With the PIP project Smart Personalisation of the Cultural Offer in Antwerp Testing (SOCRATES) the city of Antwerp and Digipolis wanted to investigate the feasibility and effectiveness of an individual cultural user profile. Through such a profile, the city of Antwerp wants to offer personalised recommendations to the Antwerp culture enthusiast (tailor-made culture) at his own request and on the basis of his digital cultural DNA.
This unique digital cultural DNA was the starting point of SOCRATES. It's about an individual cultural profile based on the data that the cultural services collect about the user (A-card, surfing behaviour on websites, purchase of tickets, lending transactions at the library, subscriptions to newsletters, etc.), supplemented with (real-time) contextual information (location, weather conditions, etc.) and data from external sources (social media, etc.). All this, of course, in accordance with the privacy regulations (GDPR compliance) and subject to the user's own permission.
Based on the digital cultural profile of the user, Artificial Intelligence (AI) can make suggestions for e.g. literature and all kinds of cultural activities. The AI algorithms are specifically trained to 'amaze' the user (serendipity) with sufficient diversity in the cultural offer so that the user does not remain stuck in his own shielded information bubble (or filter bubble).

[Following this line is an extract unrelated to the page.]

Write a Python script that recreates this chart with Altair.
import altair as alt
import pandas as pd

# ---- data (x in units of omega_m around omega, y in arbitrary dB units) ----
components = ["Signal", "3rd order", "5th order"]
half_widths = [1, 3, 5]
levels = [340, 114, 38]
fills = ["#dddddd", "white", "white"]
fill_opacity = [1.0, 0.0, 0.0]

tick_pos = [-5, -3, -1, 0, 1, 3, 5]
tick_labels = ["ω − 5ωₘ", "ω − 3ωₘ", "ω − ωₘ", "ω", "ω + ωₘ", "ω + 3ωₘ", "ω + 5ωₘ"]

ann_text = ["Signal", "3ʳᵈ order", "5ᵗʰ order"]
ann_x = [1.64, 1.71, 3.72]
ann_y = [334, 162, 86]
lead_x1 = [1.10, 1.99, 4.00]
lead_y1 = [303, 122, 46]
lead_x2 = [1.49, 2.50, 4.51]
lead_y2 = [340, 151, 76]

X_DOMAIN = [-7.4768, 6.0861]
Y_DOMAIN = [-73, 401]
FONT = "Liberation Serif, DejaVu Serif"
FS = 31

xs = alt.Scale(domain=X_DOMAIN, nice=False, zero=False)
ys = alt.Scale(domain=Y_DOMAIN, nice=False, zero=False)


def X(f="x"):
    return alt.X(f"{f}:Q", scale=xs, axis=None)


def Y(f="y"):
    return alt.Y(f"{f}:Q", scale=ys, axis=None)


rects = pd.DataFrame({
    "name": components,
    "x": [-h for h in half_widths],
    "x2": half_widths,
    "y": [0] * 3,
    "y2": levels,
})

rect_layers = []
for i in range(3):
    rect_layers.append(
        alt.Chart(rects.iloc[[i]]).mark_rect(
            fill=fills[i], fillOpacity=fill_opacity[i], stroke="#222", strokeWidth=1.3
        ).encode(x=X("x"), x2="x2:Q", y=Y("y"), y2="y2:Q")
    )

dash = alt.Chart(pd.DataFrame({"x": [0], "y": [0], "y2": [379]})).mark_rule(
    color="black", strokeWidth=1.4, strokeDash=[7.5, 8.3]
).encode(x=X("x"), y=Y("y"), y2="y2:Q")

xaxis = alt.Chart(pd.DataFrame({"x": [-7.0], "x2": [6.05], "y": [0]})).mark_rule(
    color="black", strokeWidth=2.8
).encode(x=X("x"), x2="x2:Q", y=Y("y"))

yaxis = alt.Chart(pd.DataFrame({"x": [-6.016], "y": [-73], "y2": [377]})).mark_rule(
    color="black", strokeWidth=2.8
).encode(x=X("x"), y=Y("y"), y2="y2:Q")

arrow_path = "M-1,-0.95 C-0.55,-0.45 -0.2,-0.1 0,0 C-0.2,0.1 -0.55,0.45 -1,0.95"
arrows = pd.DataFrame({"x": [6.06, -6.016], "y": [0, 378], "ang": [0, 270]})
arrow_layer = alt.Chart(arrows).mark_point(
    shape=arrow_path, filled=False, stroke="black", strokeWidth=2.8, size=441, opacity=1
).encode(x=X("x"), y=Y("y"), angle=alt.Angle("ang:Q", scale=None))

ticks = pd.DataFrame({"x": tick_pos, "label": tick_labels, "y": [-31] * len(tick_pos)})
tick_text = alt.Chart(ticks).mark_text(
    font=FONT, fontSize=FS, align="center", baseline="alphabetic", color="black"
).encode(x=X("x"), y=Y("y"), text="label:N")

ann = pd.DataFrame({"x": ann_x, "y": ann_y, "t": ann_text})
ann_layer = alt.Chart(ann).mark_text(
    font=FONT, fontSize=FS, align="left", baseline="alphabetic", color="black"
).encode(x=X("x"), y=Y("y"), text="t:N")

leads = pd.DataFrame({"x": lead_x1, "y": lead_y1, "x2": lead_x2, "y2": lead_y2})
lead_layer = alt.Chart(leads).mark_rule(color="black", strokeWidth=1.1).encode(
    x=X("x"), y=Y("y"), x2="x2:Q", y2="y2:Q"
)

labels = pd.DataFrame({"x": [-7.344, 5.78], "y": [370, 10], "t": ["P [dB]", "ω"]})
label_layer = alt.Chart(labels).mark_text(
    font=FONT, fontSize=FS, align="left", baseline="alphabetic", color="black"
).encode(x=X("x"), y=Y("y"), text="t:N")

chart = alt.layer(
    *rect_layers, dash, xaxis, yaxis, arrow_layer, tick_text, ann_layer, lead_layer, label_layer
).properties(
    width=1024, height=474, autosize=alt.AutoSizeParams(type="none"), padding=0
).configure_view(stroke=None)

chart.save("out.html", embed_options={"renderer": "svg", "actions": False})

Within the framework of the PIP project SOCRATES, the city of Antwerp and Digipolis wanted to investigate on the one hand how such a personalised cultural user experience could be realised within the framework of privacy regulations (GDPR), and on the other hand strategically investigate the attitude of users towards the idea that their personal data are being used in function of a personalised (cultural) offer.
The envisaged technological solution for SOCRATES was a Digital Experience Platform (DXP) fed by a personal cultural profile and enriched with an amazement algorithm. The aim was to build the DXP in a modular way so that it could be linked to existing and future IT architecture, in particular the Antwerp City Platform as a Service (ACPaaS). ACPaaS offers a 'block box' of reusable (generic) backend services via engines so that (specific) frontend applications can be made faster, easier and more powerful. The DXP intended with SOCRATES as an extension of ACPaaS could extend this line to the application frontends, or all digital touchpoints with the (cultural) users.

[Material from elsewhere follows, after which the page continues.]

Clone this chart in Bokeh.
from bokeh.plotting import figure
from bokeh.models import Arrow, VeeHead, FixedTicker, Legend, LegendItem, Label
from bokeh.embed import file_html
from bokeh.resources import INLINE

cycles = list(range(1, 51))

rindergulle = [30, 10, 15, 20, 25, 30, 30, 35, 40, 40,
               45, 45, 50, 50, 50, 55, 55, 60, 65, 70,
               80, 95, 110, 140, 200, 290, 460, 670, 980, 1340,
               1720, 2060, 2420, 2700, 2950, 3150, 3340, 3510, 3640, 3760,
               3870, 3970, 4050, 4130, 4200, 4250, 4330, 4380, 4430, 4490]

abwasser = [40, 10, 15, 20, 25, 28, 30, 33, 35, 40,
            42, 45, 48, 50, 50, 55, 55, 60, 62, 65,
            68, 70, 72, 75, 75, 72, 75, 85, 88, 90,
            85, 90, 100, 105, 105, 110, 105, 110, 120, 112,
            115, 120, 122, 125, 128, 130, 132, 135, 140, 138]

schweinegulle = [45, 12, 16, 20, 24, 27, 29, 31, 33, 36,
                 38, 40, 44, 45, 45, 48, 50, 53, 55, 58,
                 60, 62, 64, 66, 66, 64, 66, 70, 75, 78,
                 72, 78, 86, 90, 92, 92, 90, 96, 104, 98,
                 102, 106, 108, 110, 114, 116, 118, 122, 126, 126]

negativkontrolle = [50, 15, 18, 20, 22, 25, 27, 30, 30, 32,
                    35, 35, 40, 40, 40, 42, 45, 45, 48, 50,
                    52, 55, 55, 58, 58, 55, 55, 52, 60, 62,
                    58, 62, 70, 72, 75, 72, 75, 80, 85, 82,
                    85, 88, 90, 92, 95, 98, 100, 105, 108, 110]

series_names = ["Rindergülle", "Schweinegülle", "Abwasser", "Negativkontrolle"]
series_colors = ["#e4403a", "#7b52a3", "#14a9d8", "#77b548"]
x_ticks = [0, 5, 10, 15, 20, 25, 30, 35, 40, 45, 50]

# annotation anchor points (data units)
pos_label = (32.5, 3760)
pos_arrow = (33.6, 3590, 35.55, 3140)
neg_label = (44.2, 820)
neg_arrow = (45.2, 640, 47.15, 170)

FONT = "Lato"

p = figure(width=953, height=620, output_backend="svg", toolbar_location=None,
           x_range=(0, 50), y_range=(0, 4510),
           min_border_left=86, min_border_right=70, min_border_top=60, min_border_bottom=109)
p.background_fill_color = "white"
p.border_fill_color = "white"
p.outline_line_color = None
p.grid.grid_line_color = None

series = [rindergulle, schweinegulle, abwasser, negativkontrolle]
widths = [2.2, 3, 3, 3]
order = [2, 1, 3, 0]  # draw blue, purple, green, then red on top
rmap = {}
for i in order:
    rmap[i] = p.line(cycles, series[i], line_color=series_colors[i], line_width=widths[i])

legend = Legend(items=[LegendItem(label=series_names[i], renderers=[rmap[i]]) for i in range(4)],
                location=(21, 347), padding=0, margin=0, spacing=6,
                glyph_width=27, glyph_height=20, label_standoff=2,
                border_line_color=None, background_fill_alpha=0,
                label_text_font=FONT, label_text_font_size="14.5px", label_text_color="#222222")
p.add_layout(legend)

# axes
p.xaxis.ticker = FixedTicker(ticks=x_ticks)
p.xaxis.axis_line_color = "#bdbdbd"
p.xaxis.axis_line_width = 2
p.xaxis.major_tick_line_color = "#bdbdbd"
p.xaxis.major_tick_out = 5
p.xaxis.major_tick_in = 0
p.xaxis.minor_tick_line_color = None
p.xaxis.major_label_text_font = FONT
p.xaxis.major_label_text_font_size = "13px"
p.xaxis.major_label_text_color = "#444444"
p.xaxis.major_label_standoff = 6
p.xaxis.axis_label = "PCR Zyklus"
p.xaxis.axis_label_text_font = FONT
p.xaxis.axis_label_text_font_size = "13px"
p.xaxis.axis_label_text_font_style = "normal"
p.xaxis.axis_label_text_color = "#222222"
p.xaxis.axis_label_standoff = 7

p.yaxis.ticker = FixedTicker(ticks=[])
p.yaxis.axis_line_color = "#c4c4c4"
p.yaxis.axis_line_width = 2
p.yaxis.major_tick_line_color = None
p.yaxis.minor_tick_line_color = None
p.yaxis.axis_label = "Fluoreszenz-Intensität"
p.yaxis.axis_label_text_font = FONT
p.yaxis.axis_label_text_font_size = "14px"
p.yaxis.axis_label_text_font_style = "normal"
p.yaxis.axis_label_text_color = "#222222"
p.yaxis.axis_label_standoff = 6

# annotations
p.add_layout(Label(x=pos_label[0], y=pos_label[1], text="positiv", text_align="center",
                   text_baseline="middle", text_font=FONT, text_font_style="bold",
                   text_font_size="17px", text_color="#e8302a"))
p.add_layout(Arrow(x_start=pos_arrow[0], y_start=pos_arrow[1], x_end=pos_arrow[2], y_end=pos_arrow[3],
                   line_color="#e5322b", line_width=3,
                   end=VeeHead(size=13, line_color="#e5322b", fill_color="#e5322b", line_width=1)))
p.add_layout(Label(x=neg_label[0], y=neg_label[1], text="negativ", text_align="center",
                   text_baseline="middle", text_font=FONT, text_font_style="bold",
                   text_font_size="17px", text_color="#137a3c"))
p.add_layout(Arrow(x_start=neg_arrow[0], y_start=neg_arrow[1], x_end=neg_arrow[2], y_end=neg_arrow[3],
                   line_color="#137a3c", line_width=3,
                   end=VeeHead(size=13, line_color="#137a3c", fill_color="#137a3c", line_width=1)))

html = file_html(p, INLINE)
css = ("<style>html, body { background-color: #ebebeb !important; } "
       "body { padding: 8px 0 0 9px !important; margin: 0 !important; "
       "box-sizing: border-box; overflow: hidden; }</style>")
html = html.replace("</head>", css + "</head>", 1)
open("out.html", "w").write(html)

As a concrete deliverable of the PIP project SOCRATES, the city of Antwerp and Digipolis wanted to realise a Minimal Viable Product (MVP) of the DXP in order to validate the envisaged concepts. With the DXP MVP, the city of Antwerp and Digipolis wanted to provide recommendations to users, check whether they responded to the recommendations, and finally receive feedback on their experiences. The DXP MVP should also include the dimension of '(far) advanced user experience' (including 'amazement') through the use of User Interface (UI) and User Experience (UX) technology and through the application of an AI amazement algorithm.